I have had this blog and several other blogs for years, and I have never been able to produce traffic to my blogs because I break all the cardinal rules:
- I have no niche
- I do not post often enough-aka inconsistent
- I don’t link enough
- I don’t tweet- and I really don’t see tweeting in my future.
- Social media is for keeping up with my friends not pushing my stuff onto them. I’m not saying that other people push things on their friends in fact my friends are saying things like, “When can I read your book?” I just feel kind of weird about it.
- I can not see what is so special about my book and therefore it’s very difficult to sell it to others.
What’s it about? It’s about a young American woman in her late 20’s living in Prague in the Zizkov neighborhood during 1999. There’s a lot of drinking, and drugs, and too much partying, and a real lack of direction.
Is it enlightening? Nope. Does the world need to read it. Uh… I don’t think it’ll change anyone in anyway- I don’t even know if it will be entertaining.
Is it true? Yes, it is about 98% true, but names of people and establishments have been changed, and a couple of things may have been embellished. So how will you market it? Is it non-fiction or literary fiction? Umm mostly non-fiction?
What’s the hook? I don’t know: American woman goes to Prague with the fantasy of becoming a writer and instead drinks too much and doesn’t do anything. It’s not Trainspotting and It’s not Leaving Las Vegas, and it’s definitely not Eat, Pray, Love, but it may have some elements of all the above.
What about self-publishing? Look up at the above points.
Are there any vampires, wizards, or bondage scenes? No, my life is not that interesting.
So what are you gonna do about it? Good question.
Obviously there is a part of me that is pretty disappointed in my not pushing me. Where’s my ambition where is my drive? If I didn’t want to put the book out into the world for some deeply subconscious reason I wouldn’t be writing here about it right now. So somewhere inside me- me wants the book to be read- although I’m actually quiet terrified because I think people are going to hate it and this is the world where people anonymously tell you how much they hate something and then how much they hate you.
Something I didn’t mention. I’m in Prague right now. It’s been fifteen years since I wrote the journal entries that later became Hello from Zizkov, and there are some similarities but many things have changed, like my age for instance, but here I am back in Zizkov, and still I’m wondering what I should do with this book.
I’ve been doing a lot of soul searching in the past umm.. actually for my entire life if the truth be known, but for the sake of my age I’ll just say in the past ten to five years, but it’s been in the last couple of months even weeks that I think I’ve come up with an answer or two. It isn’t much really, but it’s a start. I asked my self a question which I have asked before, and in the past I had often had a similar answer, but this time I had a different answer.
The question was “How do you want to be remembered.”
In the past quiet consistently I would say, “I want to be remembered as a great writer,” or as “a great actress,” or “a great performer,” and sometimes it would be I want to be remembered for something great I want to do something. I didn’t know what that something was specifically, but it probably entailed something that was a positive impact on the world.
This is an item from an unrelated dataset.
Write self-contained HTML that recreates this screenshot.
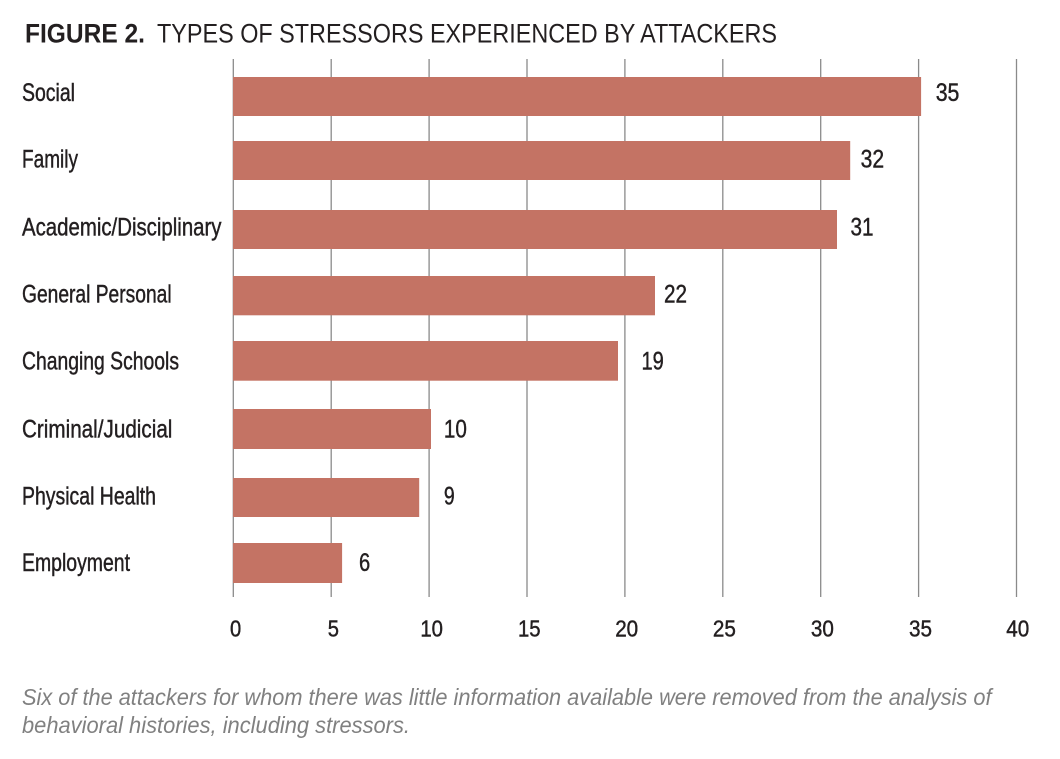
<!DOCTYPE html>
<html>
<head>
<meta charset="utf-8">
<style>
  html, body { margin:0; padding:0; background:#ffffff; }
  svg { display:block; }
  text { font-family: "Liberation Sans Narrow", "Liberation Sans", sans-serif; fill:#231f20; }
  .lbl { stroke:#231f20; stroke-width:0.45; }
</style>
</head>
<body>
<svg width="1060" height="759" viewBox="0 0 1060 759" xmlns="http://www.w3.org/2000/svg">
  <rect x="0" y="0" width="1060" height="759" fill="#ffffff"/>

  <!-- Title -->
  <text x="25" y="42.7" font-size="26.5" font-weight="bold" textLength="120" lengthAdjust="spacingAndGlyphs">FIGURE 2.</text>
  <text x="157" y="42.7" font-size="26.5" textLength="620" lengthAdjust="spacingAndGlyphs">TYPES OF STRESSORS EXPERIENCED BY ATTACKERS</text>

  <!-- Gridlines -->
  <g stroke="#8a8a8a" stroke-width="1.3">
    <line x1="233.3" y1="59" x2="233.3" y2="597"/>
    <line x1="331.2" y1="59" x2="331.2" y2="597"/>
    <line x1="429.1" y1="59" x2="429.1" y2="597"/>
    <line x1="527" y1="59" x2="527" y2="597"/>
    <line x1="624.9" y1="59" x2="624.9" y2="597"/>
    <line x1="722.8" y1="59" x2="722.8" y2="597"/>
    <line x1="820.7" y1="59" x2="820.7" y2="597"/>
    <line x1="918.6" y1="59" x2="918.6" y2="597"/>
    <line x1="1016.5" y1="59" x2="1016.5" y2="597"/>
  </g>

  <!-- Bars -->
  <g fill="#c47364">
    <rect x="233" y="77" width="688.1" height="39"/>
    <rect x="233" y="141" width="617.2" height="39"/>
    <rect x="233" y="210" width="604" height="39"/>
    <rect x="233" y="276" width="422" height="39.3"/>
    <rect x="233" y="341" width="385" height="39.7"/>
    <rect x="233" y="409" width="198" height="40"/>
    <rect x="233" y="478" width="186.2" height="39"/>
    <rect x="233" y="543" width="109.1" height="40"/>
  </g>

  <!-- Category labels -->
  <g font-size="25" class="lbl">
    <text class="lbl" x="22" y="101" textLength="53" lengthAdjust="spacingAndGlyphs">Social</text>
    <text class="lbl" x="22" y="167.7" textLength="56" lengthAdjust="spacingAndGlyphs">Family</text>
    <text class="lbl" x="22" y="235.7" textLength="199.5" lengthAdjust="spacingAndGlyphs">Academic/Disciplinary</text>
    <text class="lbl" x="22" y="302.7" textLength="149.6" lengthAdjust="spacingAndGlyphs">General Personal</text>
    <text class="lbl" x="22" y="369.3" textLength="157" lengthAdjust="spacingAndGlyphs">Changing Schools</text>
    <text class="lbl" x="22" y="437.7" textLength="150.4" lengthAdjust="spacingAndGlyphs">Criminal/Judicial</text>
    <text class="lbl" x="22" y="504.3" textLength="134" lengthAdjust="spacingAndGlyphs">Physical Health</text>
    <text class="lbl" x="22" y="571" textLength="108" lengthAdjust="spacingAndGlyphs">Employment</text>
  </g>

  <!-- Value labels -->
  <g font-size="25">
    <text class="lbl" x="935.7" y="101" textLength="23.7" lengthAdjust="spacingAndGlyphs">35</text>
    <text class="lbl" x="860.6" y="167.7" textLength="23.5" lengthAdjust="spacingAndGlyphs">32</text>
    <text class="lbl" x="850.5" y="235.7" textLength="23" lengthAdjust="spacingAndGlyphs">31</text>
    <text class="lbl" x="664" y="302.7" textLength="23" lengthAdjust="spacingAndGlyphs">22</text>
    <text class="lbl" x="641.5" y="369.3" textLength="22.3" lengthAdjust="spacingAndGlyphs">19</text>
    <text class="lbl" x="443.9" y="437.7" textLength="23" lengthAdjust="spacingAndGlyphs">10</text>
    <text class="lbl" x="443.9" y="504.3" textLength="10.8" lengthAdjust="spacingAndGlyphs">9</text>
    <text class="lbl" x="359" y="571" textLength="11.2" lengthAdjust="spacingAndGlyphs">6</text>
  </g>

  <!-- X axis tick labels -->
  <g font-size="23" text-anchor="middle">
    <text class="lbl" x="235.6" y="636.7" textLength="11.2" lengthAdjust="spacingAndGlyphs">0</text>
    <text class="lbl" x="333.3" y="636.7" textLength="11.2" lengthAdjust="spacingAndGlyphs">5</text>
    <text class="lbl" x="431.7" y="636.7" textLength="22.6" lengthAdjust="spacingAndGlyphs">10</text>
    <text class="lbl" x="529.3" y="636.7" textLength="22.6" lengthAdjust="spacingAndGlyphs">15</text>
    <text class="lbl" x="626.7" y="636.7" textLength="23" lengthAdjust="spacingAndGlyphs">20</text>
    <text class="lbl" x="724.4" y="636.7" textLength="23" lengthAdjust="spacingAndGlyphs">25</text>
    <text class="lbl" x="822.4" y="636.7" textLength="23" lengthAdjust="spacingAndGlyphs">30</text>
    <text class="lbl" x="920.5" y="636.7" textLength="23" lengthAdjust="spacingAndGlyphs">35</text>
    <text class="lbl" x="1017.8" y="636.7" textLength="23" lengthAdjust="spacingAndGlyphs">40</text>
  </g>

  <!-- Caption -->
  <g font-size="23" font-style="italic">
    <text x="22" y="705" style="fill:#808080" textLength="969.5" lengthAdjust="spacingAndGlyphs">Six of the attackers for whom there was little information available were removed from the analysis of</text>
    <text x="22" y="733" style="fill:#808080" textLength="388" lengthAdjust="spacingAndGlyphs">behavioral histories, including stressors.</text>
  </g>
</svg>
</body>
</html>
This time I had a new answer. I asked a friend the same question and as she was talking this strange voice came into my mind and it said, “I don’t care if I’m a writer anymore.” And, as it passed through my mind I realized it was true. Not that I wanted to give up on writing or that I thought “oh woes me I suck so I’ll let it go”. It meant that I didn’t have to be great, and it wasn’t important to me to be remembered for being a great writer. It’s not how I wanted to be remembered. I wanted something else something that seemed more valuable and something that I felt like I could really actively take part in and that I didn’t need feedback or approval for and it was something I felt like I had already attained and that my goal now was to become better at it and to expand it and to give it away as freely and as much as possible. I want to be remembered as a great friend. I want to be remembered as a person who is loving and grateful to her friends. There is nothing more valuable to me then friendship and friendship builds families and communities and love- and if I died tomorrow I think I would die a good friend. So I can be satisfied at my death, but inspired to live longer because there is so much I want to be able to do for my friends, and the possible new friends that I make, and that is to give back all that my friends have ever done for me, and to be there to support them and to be there to hold them up when they fall, and to love them. It won’t make me famous and it won’t make me money and when my friends die my memory will die with them, but it doesn’t matter.
As I pondered on this new answer it suddenly dawned on me as to what my book is actually about. It isn’t about travel or living abroad or drinking and drugs, it’s about friendship.
So in light of all of this discovery coupled with my admittance to being bad at marketing and not having “being a great writer” on my list of how I want to be remembered, I’ve decided to publish my book in short snippets on this blog (there has been a lack of short stories as of late so it truly does need some loving.)
So three times a week until it is all here in it’s bloggy self published glory I will post an excerpt from the book and then finally my friends who have been asking to read it- can, and so can anyone else that happens to pass by.